F
Hu Feng's Prison Years
-
- $9.99
-
- $9.99
Publisher Description
Hu Feng, the ‘counterrevolutionary’ leader of a banned literary school, spent twenty-five years in the Chinese Communist Party’s prison system. But back in the Party’s early days, he was one of its best known literary theoreticians and critics—at least until factional infighting, and his short fuse, made him persona non grata among the establishment.
His wife, Mei Zhi, shared his incarceration for many years. F is her account of that time, beginning ten years after her and Hu Feng’s initial arrest. She herself was eventually released, after which she navigated the party’s Byzantine prison bureaucracy searching for his whereabouts. Having finally found him, she voluntarily returned to gaol to care for him in his rage and suffering, watching his descent into madness as the excesses of the Cultural Revolution took their toll.
Both an intimate portrait of Mei Zhi’s life with Hu Feng and a stark account of the prison system and life under Mao, F is at once beautiful and harrowing.

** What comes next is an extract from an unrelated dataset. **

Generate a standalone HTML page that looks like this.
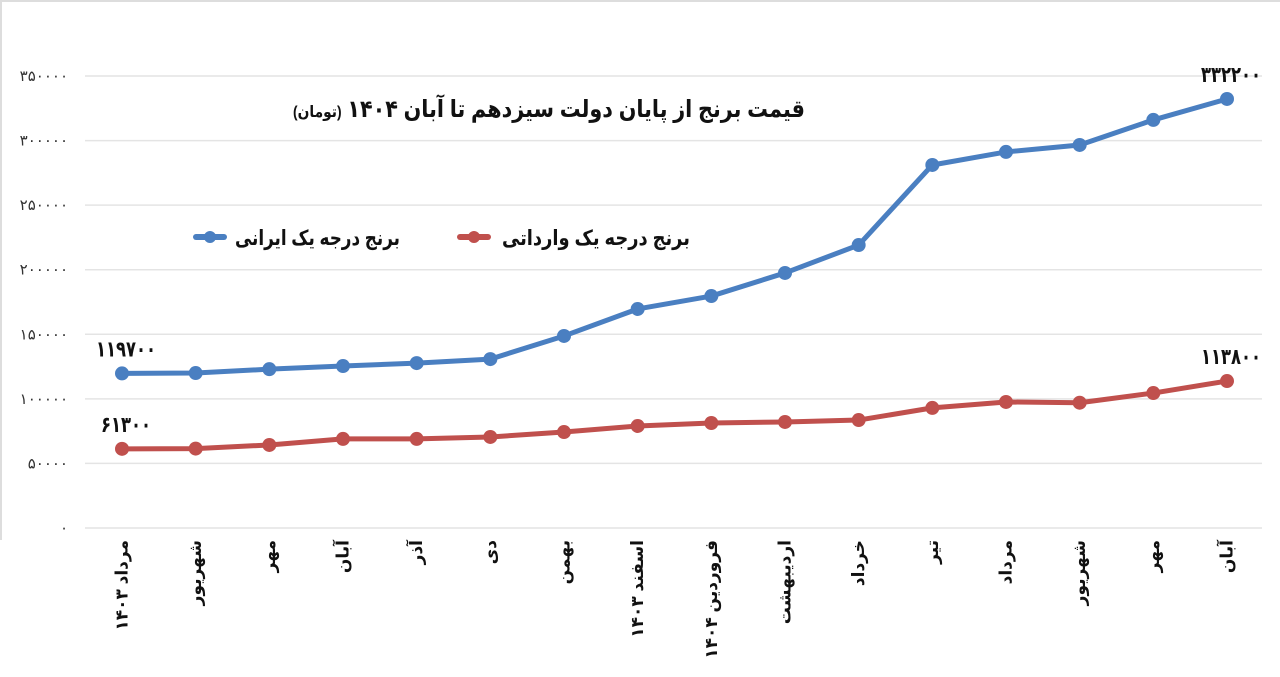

With support from English PEN
This book has been selected to receive financial assistance from English PEN’s Writers in Translation programme supported by Bloomberg. English PEN exists to promote literature and its understanding, uphold writers’ freedoms around the world, campaign against the persecution and imprisonment of writers for stating their views, and promote the friendly co-operation of writers and free exchange of ideas. For more information visit www.englishpen.org.
PUBLISHERS WEEKLY
A Chinese dissident couple endure a Kafkaesque ordeal in this bleak memoir. Hu Feng (aka Zhang Guangren) a prominent Communist literary critic, spent 25 years in the Chinese penal system on vague charges of "idealism"; Mei Zhi, who spent seven years in prison for being his wife (and died in 2004), focuses her reminiscences on their years under nerve-racking house arrest during the Cultural Revolution. The struggle between the prickly, perversely courageous Hu and Chinese bureaucrats, who clothed harsh coercion in chummy paternalism, makes for a striking study of Maoism's spiritual contortions. As part of his "thought reform," Hu is ordered to pen self-criticisms of his (and his friends') unspecified "guilt"; he responds with a defiant passive aggressiveness, avowing his faith in the Party and its right to punish him even as he declares his innocence. (The decadeslong inquisition climaxes when Hu, emerging from a particularly brutal prison stint, lapses into a paranoid graphomania in which he admits to imaginary offenses.) In Benton's limpid translation, Mei's own quest for normalcy a decent meal, a garden, a rare evening of companionship and relaxation amid the poverty and crazed fanaticism of Mao's China comes through with vivid immediacy. The result is a quietly harrowing account of the intimate horrors of totalitarianism.